### Exercise objective
Print the lines from the one that contains "What Bokeh code" to the one that contains "from bokeh.resources import INLINE", inclusive, exactly as they appear, and please drop any pictures.

### The records
==========
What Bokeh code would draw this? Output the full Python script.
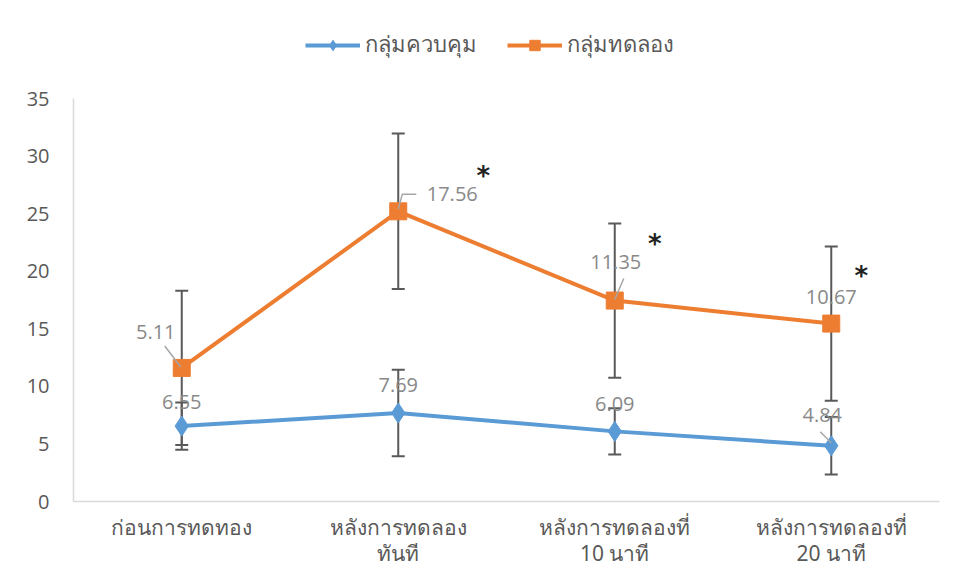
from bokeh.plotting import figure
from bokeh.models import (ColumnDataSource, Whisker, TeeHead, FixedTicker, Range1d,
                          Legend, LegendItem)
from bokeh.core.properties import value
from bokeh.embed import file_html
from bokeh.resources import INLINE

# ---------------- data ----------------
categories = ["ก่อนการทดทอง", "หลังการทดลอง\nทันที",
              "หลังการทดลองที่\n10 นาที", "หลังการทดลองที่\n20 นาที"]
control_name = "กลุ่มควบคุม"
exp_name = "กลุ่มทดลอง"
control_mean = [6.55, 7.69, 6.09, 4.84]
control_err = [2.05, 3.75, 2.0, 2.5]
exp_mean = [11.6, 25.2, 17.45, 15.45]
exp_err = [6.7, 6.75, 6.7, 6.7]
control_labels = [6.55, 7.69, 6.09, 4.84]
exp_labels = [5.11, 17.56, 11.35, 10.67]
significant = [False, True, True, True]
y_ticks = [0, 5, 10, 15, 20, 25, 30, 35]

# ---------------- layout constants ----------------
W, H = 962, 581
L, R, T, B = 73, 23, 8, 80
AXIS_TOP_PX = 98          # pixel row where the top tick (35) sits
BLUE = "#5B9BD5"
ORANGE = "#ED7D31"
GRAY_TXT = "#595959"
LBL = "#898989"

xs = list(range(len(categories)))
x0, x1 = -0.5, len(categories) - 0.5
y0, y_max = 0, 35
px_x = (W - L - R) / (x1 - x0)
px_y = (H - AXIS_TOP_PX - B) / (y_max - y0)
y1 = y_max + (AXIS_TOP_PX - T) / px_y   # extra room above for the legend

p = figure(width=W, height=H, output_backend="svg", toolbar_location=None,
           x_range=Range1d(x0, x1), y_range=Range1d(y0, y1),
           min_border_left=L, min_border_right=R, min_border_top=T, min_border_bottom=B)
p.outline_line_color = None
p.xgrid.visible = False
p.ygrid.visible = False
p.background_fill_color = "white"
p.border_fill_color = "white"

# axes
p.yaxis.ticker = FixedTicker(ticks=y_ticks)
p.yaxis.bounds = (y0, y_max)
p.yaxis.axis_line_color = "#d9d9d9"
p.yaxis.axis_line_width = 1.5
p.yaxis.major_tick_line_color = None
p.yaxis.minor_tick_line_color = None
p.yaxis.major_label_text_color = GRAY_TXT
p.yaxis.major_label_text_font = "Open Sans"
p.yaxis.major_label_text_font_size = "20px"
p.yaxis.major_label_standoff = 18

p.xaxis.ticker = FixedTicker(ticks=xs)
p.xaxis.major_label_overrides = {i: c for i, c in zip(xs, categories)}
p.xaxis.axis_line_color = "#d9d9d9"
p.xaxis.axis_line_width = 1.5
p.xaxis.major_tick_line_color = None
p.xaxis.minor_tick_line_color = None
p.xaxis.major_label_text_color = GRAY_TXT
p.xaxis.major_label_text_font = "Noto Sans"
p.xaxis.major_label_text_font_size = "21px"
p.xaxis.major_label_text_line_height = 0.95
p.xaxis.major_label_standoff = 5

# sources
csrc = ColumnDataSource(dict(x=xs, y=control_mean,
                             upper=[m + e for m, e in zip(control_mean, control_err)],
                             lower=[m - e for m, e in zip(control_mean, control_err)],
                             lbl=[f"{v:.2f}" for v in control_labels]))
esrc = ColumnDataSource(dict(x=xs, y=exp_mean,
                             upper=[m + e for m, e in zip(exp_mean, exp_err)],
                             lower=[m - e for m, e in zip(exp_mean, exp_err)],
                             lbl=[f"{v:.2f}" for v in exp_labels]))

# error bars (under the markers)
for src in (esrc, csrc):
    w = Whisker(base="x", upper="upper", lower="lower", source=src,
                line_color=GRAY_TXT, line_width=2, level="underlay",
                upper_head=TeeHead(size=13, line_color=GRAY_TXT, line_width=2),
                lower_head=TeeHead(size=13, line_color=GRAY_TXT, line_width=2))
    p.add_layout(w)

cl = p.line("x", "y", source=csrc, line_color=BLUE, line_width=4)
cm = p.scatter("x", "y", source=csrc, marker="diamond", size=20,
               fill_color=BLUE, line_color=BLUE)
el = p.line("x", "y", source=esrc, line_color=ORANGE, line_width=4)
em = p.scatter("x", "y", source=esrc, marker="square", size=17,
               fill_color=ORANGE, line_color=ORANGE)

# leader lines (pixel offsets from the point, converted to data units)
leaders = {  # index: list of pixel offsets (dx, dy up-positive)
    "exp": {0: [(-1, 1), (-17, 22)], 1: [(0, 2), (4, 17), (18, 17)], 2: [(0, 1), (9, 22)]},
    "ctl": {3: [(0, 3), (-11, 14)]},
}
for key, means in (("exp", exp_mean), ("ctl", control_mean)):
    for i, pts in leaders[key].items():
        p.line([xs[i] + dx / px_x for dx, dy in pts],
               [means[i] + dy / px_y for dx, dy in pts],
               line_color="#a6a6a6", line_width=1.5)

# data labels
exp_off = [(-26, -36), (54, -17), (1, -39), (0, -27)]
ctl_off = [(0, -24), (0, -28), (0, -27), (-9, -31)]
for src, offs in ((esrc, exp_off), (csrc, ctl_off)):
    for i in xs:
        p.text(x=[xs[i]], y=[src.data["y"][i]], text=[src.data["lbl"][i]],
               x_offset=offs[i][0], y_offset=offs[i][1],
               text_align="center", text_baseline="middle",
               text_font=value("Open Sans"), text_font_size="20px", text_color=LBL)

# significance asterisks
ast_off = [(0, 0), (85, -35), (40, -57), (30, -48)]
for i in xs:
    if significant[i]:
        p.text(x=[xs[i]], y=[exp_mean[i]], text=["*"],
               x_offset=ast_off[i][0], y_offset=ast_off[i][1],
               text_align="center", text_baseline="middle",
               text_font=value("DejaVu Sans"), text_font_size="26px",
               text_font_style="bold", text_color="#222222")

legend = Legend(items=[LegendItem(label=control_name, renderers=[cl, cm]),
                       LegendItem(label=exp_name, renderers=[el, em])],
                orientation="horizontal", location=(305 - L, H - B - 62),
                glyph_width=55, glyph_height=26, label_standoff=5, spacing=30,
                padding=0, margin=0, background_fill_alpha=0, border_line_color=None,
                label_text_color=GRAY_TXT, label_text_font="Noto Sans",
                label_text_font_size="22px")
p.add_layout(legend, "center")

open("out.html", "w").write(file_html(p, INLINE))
==========
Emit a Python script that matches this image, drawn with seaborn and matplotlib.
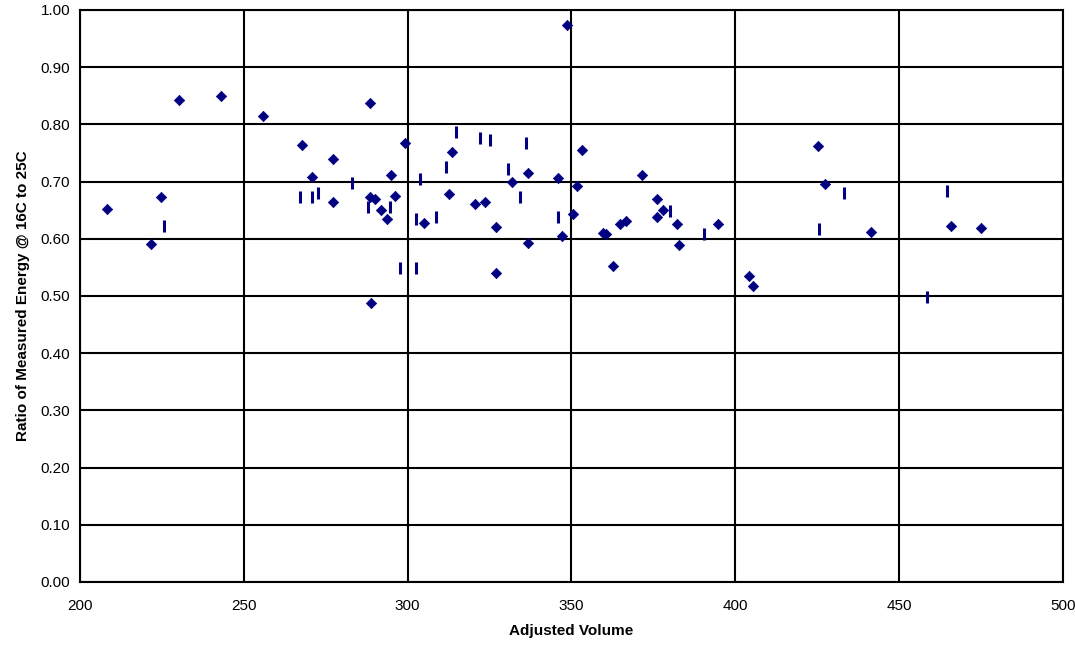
==========
### Answer to this task
What Bokeh code would draw this? Output the full Python script.
from bokeh.plotting import figure
from bokeh.models import (ColumnDataSource, Whisker, TeeHead, FixedTicker, Range1d,
                          Legend, LegendItem)
from bokeh.core.properties import value
from bokeh.embed import file_html
from bokeh.resources import INLINE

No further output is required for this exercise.